Seitz was outstanding on the college level, becoming the first freshman keeper since Brad Friedel (UCLA, 1990) to win an NCAA national championship.

He posted a 28-5-3 record and a 0.77 GAA with 16 clean sheets in two seasons at Maryland, and he saved an Andrew Boyens penalty kick in the 2005 national championship game to preserve a 1-0 victory over New Mexico.

"When I had him the first time he was 17-18 years old. Obviously he's not a kid anymore," Vartughian said. "The game is different than it is in college, and he's adjusted to that well. Getting a chance to work with him again is great."

Seitz, who will be 23 when the Union's inaugural season kicks off in Seattle, isn't alone in the quest for the team's starting keeper spot. The team selected 24-year-old Brad Knighton – Matt Reis' backup in New England – in the expansion draft, and it added 20-year-old UCLA netminder Brian Perk in the fourth round of January's MLS SuperDraft.

"We're obviously all very young and looking to make a name for ourselves," Seitz said. "By having three young goalkeepers it pushes us all to be better. It's going to be a battle for the rest of the preseason."

Nowak hasn't settled on a starter this early in the preseason, though it would appear that Seitz is the front-runner for the job.

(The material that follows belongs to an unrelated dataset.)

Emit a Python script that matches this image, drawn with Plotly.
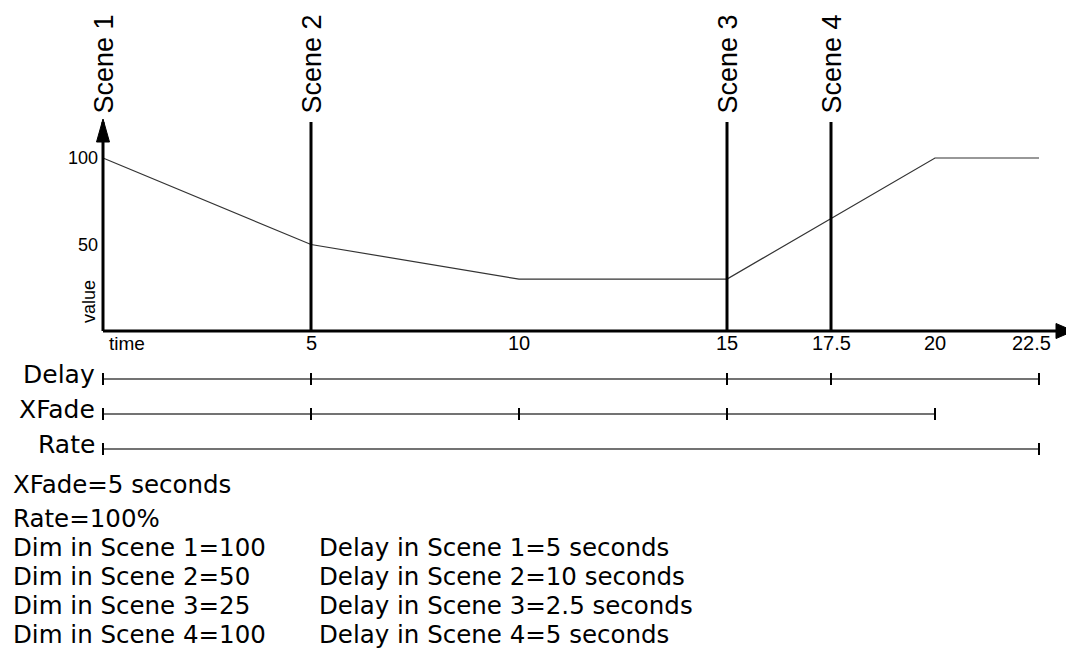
import plotly.graph_objects as go

# ---------------- data ----------------
scene_names = ["Scene 1", "Scene 2", "Scene 3", "Scene 4"]
scene_times = [0, 5, 15, 17.5]
curve_t = [0, 5, 10, 15, 20, 22.5]
curve_v = [100, 50, 30, 30, 100, 100]
time_ticks = [5, 10, 15, 17.5, 20, 22.5]
time_tick_text = ["5", "10", "15", "17.5", "20", "22.5"]
value_ticks = [100, 50]
value_tick_text = ["100", "50"]
row_names = ["Delay", "XFade", "Rate"]
delay_marks = [0, 5, 15, 17.5, 22.5]
xfade_marks = [0, 5, 10, 15, 20]
rate_marks = [0, 22.5]
notes_left = ["XFade=5 seconds", "Rate=100%", "Dim in Scene 1=100",
              "Dim in Scene 2=50", "Dim in Scene 3=25", "Dim in Scene 4=100"]
notes_right = ["Delay in Scene 1=5 seconds", "Delay in Scene 2=10 seconds",
               "Delay in Scene 3=2.5 seconds", "Delay in Scene 4=5 seconds"]

# ---------------- layout geometry (screen pixels) ----------------
SW, SH = 1074, 662           # browser window
OFF = 8                      # page body margin
W, H = SW - OFF, SH - OFF    # figure size
X0PX, XSC = 103.0, 41.6      # screen pixel of t=0, pixels per second
Y0PX, YSC = 331.0, 1.73      # screen pixel of value 0, pixels per value unit
FONT = "Liberation Sans, Arial, sans-serif"
FONT_WIDE = "DejaVu Sans, Liberation Sans, sans-serif"

def tx(px):  # screen pixel x -> data t
    return (px - X0PX) / XSC

def vy(py):  # screen pixel y -> data value
    return (Y0PX - py) / YSC

def paper_x(px):
    return (px - OFF) / W

def paper_y(py):
    return 1 - (py - OFF) / H

fig = go.Figure()

# value curve
fig.add_trace(go.Scatter(x=curve_t, y=curve_v, mode="lines",
                         line=dict(color="#333333", width=1.2), hoverinfo="skip"))

# scene lines (scene 1 is the value axis)
top_v = vy(122)
xs, ys = [], []
for t in scene_times:
    xs += [t, t, None]
    ys += [0, top_v, None]
fig.add_trace(go.Scatter(x=xs, y=ys, mode="lines",
                         line=dict(color="black", width=3), hoverinfo="skip"))

# time axis
x_tip = tx(1073.5)
fig.add_trace(go.Scatter(x=[0, tx(1060)], y=[0, 0], mode="lines",
                         line=dict(color="black", width=3), hoverinfo="skip"))
# arrowheads
fig.add_trace(go.Scatter(x=[x_tip, tx(1056), tx(1056), x_tip],
                         y=[0, vy(Y0PX - 7.5), vy(Y0PX + 7.5), 0],
                         mode="lines", fill="toself", fillcolor="black",
                         line=dict(color="black", width=1), hoverinfo="skip"))
fig.add_trace(go.Scatter(x=[0, tx(X0PX - 6.5), tx(X0PX + 6.5), 0],
                         y=[vy(119), vy(142), vy(142), vy(119)],
                         mode="lines", fill="toself", fillcolor="black",
                         line=dict(color="black", width=1), hoverinfo="skip"))

# timeline rows
row_py = [379, 414, 449]
row_marks = [delay_marks, xfade_marks, rate_marks]
for name, py, marks in zip(row_names, row_py, row_marks):
    v = vy(py)
    fig.add_trace(go.Scatter(x=[min(marks), max(marks)], y=[v, v], mode="lines",
                             line=dict(color="#444444", width=1.5), hoverinfo="skip"))
    mx, my = [], []
    for m in marks:
        mx += [m, m, None]
        my += [vy(py - 6), vy(py + 6), None]
    fig.add_trace(go.Scatter(x=mx, y=my, mode="lines",
                             line=dict(color="black", width=2), hoverinfo="skip"))
    fig.add_annotation(x=paper_x(97), y=paper_y(py - 5), xref="paper", yref="paper",
                       text=name, showarrow=False, xanchor="right", yanchor="middle",
                       font=dict(family=FONT_WIDE, size=25, color="black"))

# scene labels
for name, t in zip(scene_names, scene_times):
    fig.add_annotation(x=t, y=paper_y(116), xref="x", yref="paper", text=name,
                       showarrow=False, textangle=-90, xanchor="center",
                       yanchor="bottom", font=dict(family=FONT, size=27, color="black"))

# time tick labels
for i, (t, lab) in enumerate(zip(time_ticks, time_tick_text)):
    last = i == len(time_ticks) - 1
    fig.add_annotation(x=t, y=paper_y(343), xref="x", yref="paper", text=lab,
                       showarrow=False, xanchor="center", yanchor="middle",
                       xshift=-8 if last else 0,
                       font=dict(family=FONT, size=20, color="black"))
fig.add_annotation(x=0, y=paper_y(343), xref="x", yref="paper", text="time",
                   showarrow=False, xanchor="left", yanchor="middle", xshift=4,
                   font=dict(family=FONT, size=19, color="black"))

# value tick labels
for v, lab in zip(value_ticks, value_tick_text):
    fig.add_annotation(x=0, y=v, xref="x", yref="y", text=lab, showarrow=False,
                       xanchor="right", yanchor="middle", xshift=-3,
                       font=dict(family=FONT, size=18, color="black"))
fig.add_annotation(x=0, y=vy(302), xref="x", yref="y", text="value", showarrow=False,
                   textangle=-90, xanchor="right", yanchor="middle", xshift=-2,
                   font=dict(family=FONT, size=18, color="black"))

# notes
left_py = [484, 518, 547, 576, 605, 634]
for txt, py in zip(notes_left, left_py):
    fig.add_annotation(x=paper_x(11), y=paper_y(py), xref="paper", yref="paper", text=txt,
                       showarrow=False, xanchor="left", yanchor="middle",
                       font=dict(family=FONT_WIDE, size=24.5, color="black"))
right_py = [547, 576, 605, 634]
for txt, py in zip(notes_right, right_py):
    fig.add_annotation(x=paper_x(317), y=paper_y(py), xref="paper", yref="paper", text=txt,
                       showarrow=False, xanchor="left", yanchor="middle",
                       font=dict(family=FONT_WIDE, size=24.5, color="black"))

fig.update_layout(
    width=W, height=H, margin=dict(l=0, r=0, t=0, b=0),
    paper_bgcolor="white", plot_bgcolor="white", showlegend=False,
    xaxis=dict(range=[tx(OFF), tx(SW)], visible=False, fixedrange=True),
    yaxis=dict(range=[vy(SH), vy(OFF)], visible=False, fixedrange=True),
)
fig.write_html("out.html")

Aside from his youth-national-team pedigree, collegiate achievements and previous links to the coaching staff, Seitz has all the physical and intangible tools of a top-notch keeper. At 6-foot-3, 236 pounds, he presents an imposing force between the pipes. He is agile in diving to either side, he has remarkable instincts and his vocal leadership and heart have never been in question.

It's just a matter of getting regular playing time on the club level before his full potential can be realized.

"For him, right now he needs games and those experiences," Vartughian said. "There's only so much you can replicate in training."

Seitz has visions of someday becoming the United States' No. 1 keeper. He texts with friend and current No. 1 Tim Howard regularly, and he has grown up studying and replicating the moves of American greats Howard, Friedel and Kasey Keller. He has paid his dues as a backup, behind Rimando in Salt Lake and behind Guzan at the Olympics.

2010 is his time to shine.

"I've always wanted to start off here and use MLS as a stepping stone, and now's my time to start playing in MLS," Seitz said. "I want to make the biggest contribution to this team that I can, and hopefully that means starting and guiding the back line. It's something I want to push for, to claim the No. 1 job. It'd be nice to get a season under my belt."